Fittingly, in view of all that Paul had written, touching upon justification through the "obedience of faith," he brought dramatically to the foreground in this, the climax of his thoughts in that connection, the obedience of Jesus Christ. Implicit in this is the great fact that only by a perfect faith and a perfect obedience is it possible to attain justification in the sight of God; and how, then, may people have such perfect faith and obedience available to them unto justification? Only "in Christ," that is, by being dead to themselves, by forsaking utterly their old identity, and by perfect identification with Christ, being "in him," and thus being saved by his perfect faith and obedience, and not by their own. The greatest heresy of all ages is the proposition that a stinking sinner's faith can justify the sinner, either with or without obedience of the kind any man would be able to exhibit!

On this verse, R. L. Whiteside observed that,

"The many" here includes all that arrive at the years of responsibility. Paul does not say how these were made sinners by the disobedience of Adam, nor how they are to be made righteous by the obedience of Christ. It is pure assumption to argue that the disobedience of Adam is imputed to his offspring, or that the obedience of Christ is imputed to anybody. Neither guilt nor personal righteousness can be transferred from one person to another; but the consequences of either, to some extent, may fall upon others.[37]

What Whiteside observed regarding the fact that it is absolutely impossible to transfer righteousness from one person to another is profoundly true. It is not by transferring the righteousness of Christ into sinners that God justifies and saves the lost, but by transferring the sinners into Christ! The sinner dies to himself, effaces himself utterly, dies to sin, puts off the old man, and enters Christ, thus having a new identity "in Christ," with the consequence that the perfect faith and obedience of Christ, called Christ's righteousness, are thereupon his, actually his; for, in a very real sense, he IS CHRIST. Paul put it like this:

It is no longer I that live, but Christ liveth in me; and that life which I now live in the flesh I live in faith (not my own faith) which is in the Son of God (Galatians 2:20). (Parenthesis mine; italicized additions to text omitted).

For me to live is Christ (Philippians 1:21).

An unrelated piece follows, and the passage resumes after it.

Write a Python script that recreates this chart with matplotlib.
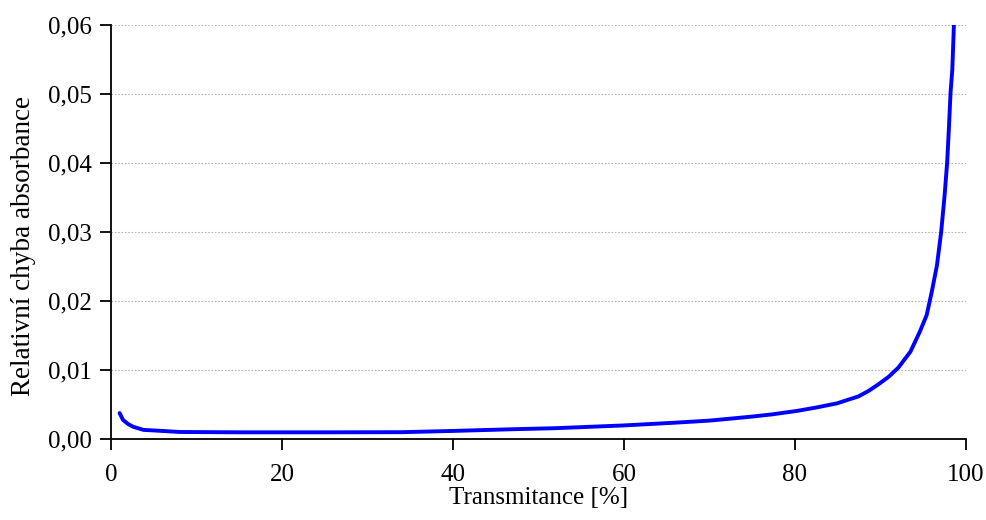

It should be noted, especially, that Paul avoided the construction of this verse in such a manner as to require its application to infants. The salvation of infants who die before attaining an age when they might either believe or obey the Lord does not come within the purview of Paul's teaching here, nor for that matter, of anything in the New Testament. The Lord did not see fit to enlighten people on how those dying in infancy are saved. Why? It was absolutely unnecessary. Human beings, however, are loathe to let a thing like that alone; and people have not hesitated to illuminate the void on this question with their own peculiar darkness. The following epitaph from St. Andrew's churchyard in Scotland is a case in point.

Bold infidelity, turn pale and die. Beneath this stone, four sleeping infants lie: Say, are they lost or saved? If death's by sin, they sinned, for they are here. If heaven's by works, in heaven they can't appear. Reason, ah, how depraved! Turn to the Bible's sacred page, the knot's untied: They died, for Adam sinned; they live, for Jesus died![38]

It has already been noted that Romans 5:19 is so constructed as to avoid its application to infants; but people have thrust that meaning into it anyway, and then have perverted it to teach, as in the epitaph, that people do not have to obey to be saved! Of course, every falsehood has feet of clay; and the unwritten words in the epitaph are that "If heaven's by faith, they still cannot appear"! But appear they will, of course. God has his own way of saving the innocent, and there is utterly no need to be concerned with it, for it has not been revealed in scripture.

[36] Griffith Thomas, op. cit., p. 158.

[37] Robertson L. Whiteside, A New Commentary on Paul's Letter to the Saints at Rome (Denton, Texas: Miss Inys Whiteside, 1945), p. 125.

[38] H. A. Ironside, op. cit., p. 77.